## Problem statement
Print the material below exactly as it stands, please, from its first line to the line holding "(title) at (52,73)", with no pictures.

Rows from a dataset of charts and code
════
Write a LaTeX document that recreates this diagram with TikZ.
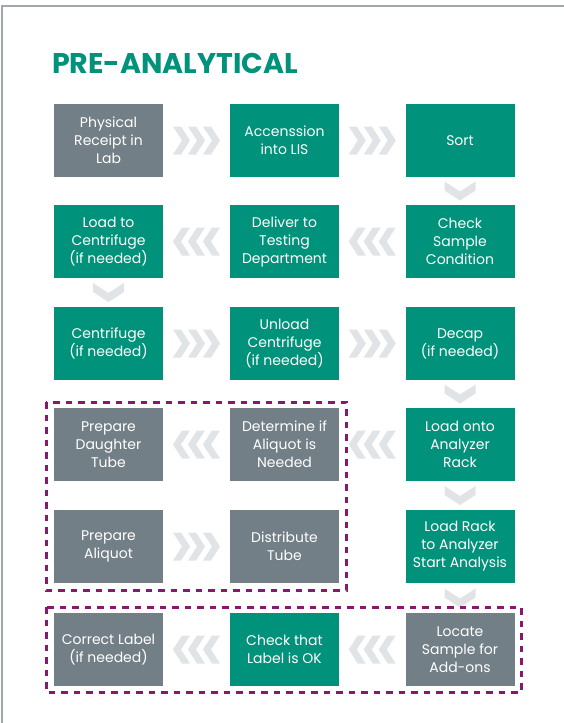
\documentclass[tikz,border=0pt]{standalone}
\usepackage{fontspec}
\setmainfont{Poppins}
\usetikzlibrary{calc}
\definecolor{teal1}{RGB}{0,146,122}
\definecolor{gray1}{RGB}{115,127,135}
\definecolor{chevgray}{RGB}{225,228,230}
\definecolor{purp}{RGB}{135,24,110}
\definecolor{bordergray}{RGB}{160,168,174}
\tikzset{
  box/.style={rectangle, minimum width=109pt, minimum height=73pt, inner sep=0pt,
    align=center, text=white, font=\fontsize{14}{18}\selectfont},
  tealbox/.style={box, fill=teal1},
  graybox/.style={box, fill=gray1},
  chev/.style={fill=chevgray},
  frame/.style={draw=purp, line width=3pt, dash pattern=on 6.5pt off 6pt},
}
\newcommand\chevRight[2]{%
  \path (#1) -- (#2) coordinate[midway] (cm);
  \begin{scope}[shift={(cm)}]
    \foreach \k in {-1,0,1}{
      \fill[chev] ({\k*15-8.5},-14) -- ++(8,0) -- ++(9,14) -- ++(-9,14) -- ++(-8,0) -- ++(9,-14) -- cycle;
    }
  \end{scope}}
\newcommand\chevLeft[2]{%
  \path (#1) -- (#2) coordinate[midway] (cm);
  \begin{scope}[shift={(cm)}, xscale=-1]
    \foreach \k in {-1,0,1}{
      \fill[chev] ({\k*15-8.5},-14) -- ++(8,0) -- ++(9,14) -- ++(-9,14) -- ++(-8,0) -- ++(9,-14) -- cycle;
    }
  \end{scope}}
\newcommand\chevDown[2]{%
  \path (#1.south) -- (#2.north) coordinate[midway] (cm);
  \begin{scope}[shift={(cm)}]
    \fill[chev] (-15.5,-9.5) -- (0,0.5) -- (15.5,-9.5) -- (15.5,-0.5) -- (0,9.5) -- (-15.5,-0.5) -- cycle;
  \end{scope}}
\begin{document}
\begin{tikzpicture}[x=1pt,y=-1pt]
\useasboundingbox (0,0) rectangle (564,723);
\fill[white] (0,0) rectangle (564,723);
\draw[bordergray, line width=1.5pt] (2,723) -- (2,6) -- (564,6);
\node[anchor=base west, inner sep=0pt, text=teal1, font=\fontsize{28.5}{34}\selectfont\bfseries] (title) at (52,73) {PRE-ANALYTICAL};

% row 1
\node[graybox] (a1) at (108.5,140.5) {Physical\\Receipt in\\Lab};
\node[tealbox] (a2) at (284.5,140.5) {Accenssion\\into LIS};
\node[tealbox] (a3) at (460,140.5) {Sort};
% row 2
\node[tealbox] (b1) at (108.5,241.5) {Load to\\Centrifuge\\(if needed)};
\node[tealbox] (b2) at (284.5,241.5) {Deliver to\\Testing\\Department};
\node[tealbox] (b3) at (460,241.5) {Check\\Sample\\Condition};
% row 3
\node[tealbox] (c1) at (108.5,343.5) {Centrifuge\\(if needed)};
\node[tealbox] (c2) at (284.5,343.5) {Unload\\Centrifuge\\(if needed)};
\node[tealbox] (c3) at (460,343.5) {Decap\\(if needed)};
% row 4
\node[graybox] (d1) at (108.5,444.5) {Prepare\\Daughter\\Tube};
\node[graybox] (d2) at (284.5,444.5) {Determine if\\Aliquot is\\Needed};
\node[tealbox] (d3) at (460,444.5) {Load onto\\Analyzer\\Rack};
% row 5
\node[graybox] (e1) at (108.5,546.5) {Prepare\\Aliquot};
\node[graybox] (e2) at (284.5,546.5) {Distribute\\Tube};
\node[tealbox] (e3) at (460,546.5) {Load Rack\\to Analyzer\\Start Analysis};
% row 6
\node[graybox] (f1) at (108.5,649.5) {Correct Label\\(if needed)};
\node[tealbox] (f2) at (284.5,649.5) {Check that\\Label is OK};
\node[graybox] (f3) at (460,649.5) {Locate\\Sample for\\Add-ons};

% chevrons
\chevRight{a1}{a2}
\chevRight{a2}{a3}
\chevDown{a3}{b3}
\chevLeft{b3}{b2}
\chevLeft{b2}{b1}
\chevDown{b1}{c1}
\chevRight{c1}{c2}
\chevRight{c2}{c3}
\chevDown{c3}{d3}
\chevLeft{d3}{d2}
\chevLeft{d2}{d1}
\chevRight{e1}{e2}
\chevDown{d3}{e3}
\chevDown{e3}{f3}
\chevLeft{f3}{f2}
\chevLeft{f2}{f1}

% dashed frames
\draw[frame] (46,402) rectangle (346,590);
\draw[frame] (46,607) rectangle (521,692);
\end{tikzpicture}
\end{document}
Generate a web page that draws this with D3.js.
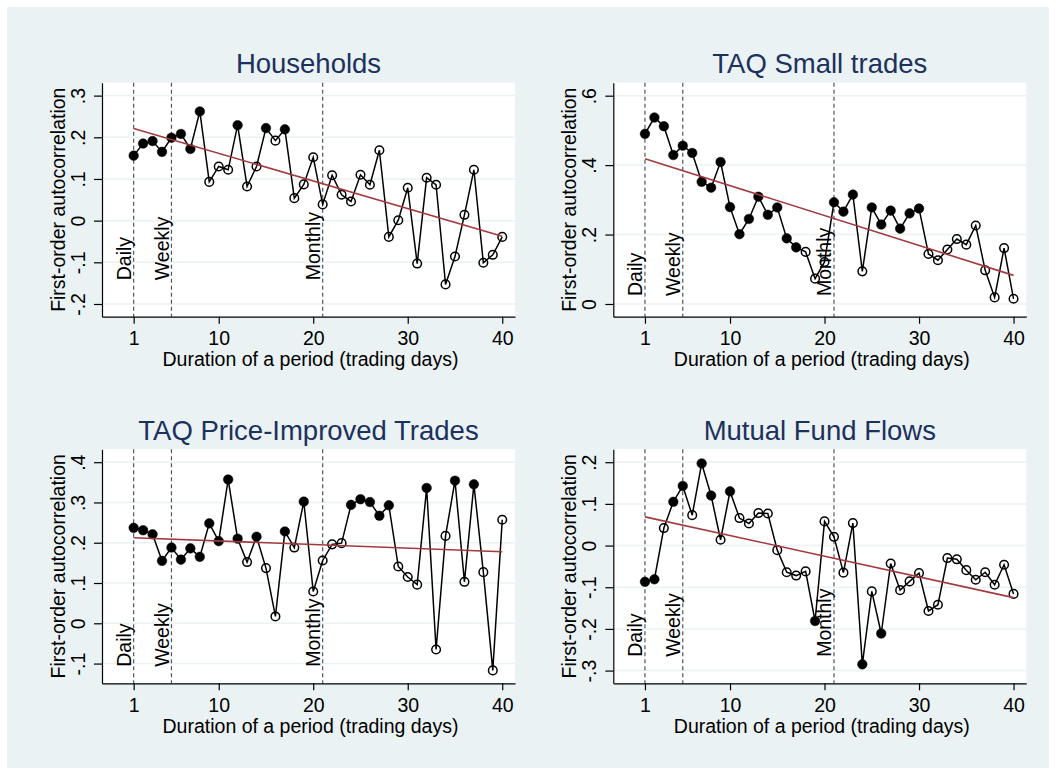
════
## Solution to the problem
Write a LaTeX document that recreates this diagram with TikZ.
\documentclass[tikz,border=0pt]{standalone}
\usepackage{fontspec}
\setmainfont{Poppins}
\usetikzlibrary{calc}
\definecolor{teal1}{RGB}{0,146,122}
\definecolor{gray1}{RGB}{115,127,135}
\definecolor{chevgray}{RGB}{225,228,230}
\definecolor{purp}{RGB}{135,24,110}
\definecolor{bordergray}{RGB}{160,168,174}
\tikzset{
  box/.style={rectangle, minimum width=109pt, minimum height=73pt, inner sep=0pt,
    align=center, text=white, font=\fontsize{14}{18}\selectfont},
  tealbox/.style={box, fill=teal1},
  graybox/.style={box, fill=gray1},
  chev/.style={fill=chevgray},
  frame/.style={draw=purp, line width=3pt, dash pattern=on 6.5pt off 6pt},
}
\newcommand\chevRight[2]{%
  \path (#1) -- (#2) coordinate[midway] (cm);
  \begin{scope}[shift={(cm)}]
    \foreach \k in {-1,0,1}{
      \fill[chev] ({\k*15-8.5},-14) -- ++(8,0) -- ++(9,14) -- ++(-9,14) -- ++(-8,0) -- ++(9,-14) -- cycle;
    }
  \end{scope}}
\newcommand\chevLeft[2]{%
  \path (#1) -- (#2) coordinate[midway] (cm);
  \begin{scope}[shift={(cm)}, xscale=-1]
    \foreach \k in {-1,0,1}{
      \fill[chev] ({\k*15-8.5},-14) -- ++(8,0) -- ++(9,14) -- ++(-9,14) -- ++(-8,0) -- ++(9,-14) -- cycle;
    }
  \end{scope}}
\newcommand\chevDown[2]{%
  \path (#1.south) -- (#2.north) coordinate[midway] (cm);
  \begin{scope}[shift={(cm)}]
    \fill[chev] (-15.5,-9.5) -- (0,0.5) -- (15.5,-9.5) -- (15.5,-0.5) -- (0,9.5) -- (-15.5,-0.5) -- cycle;
  \end{scope}}
\begin{document}
\begin{tikzpicture}[x=1pt,y=-1pt]
\useasboundingbox (0,0) rectangle (564,723);
\fill[white] (0,0) rectangle (564,723);
\draw[bordergray, line width=1.5pt] (2,723) -- (2,6) -- (564,6);
\node[anchor=base west, inner sep=0pt, text=teal1, font=\fontsize{28.5}{34}\selectfont\bfseries] (title) at (52,73) {PRE-ANALYTICAL};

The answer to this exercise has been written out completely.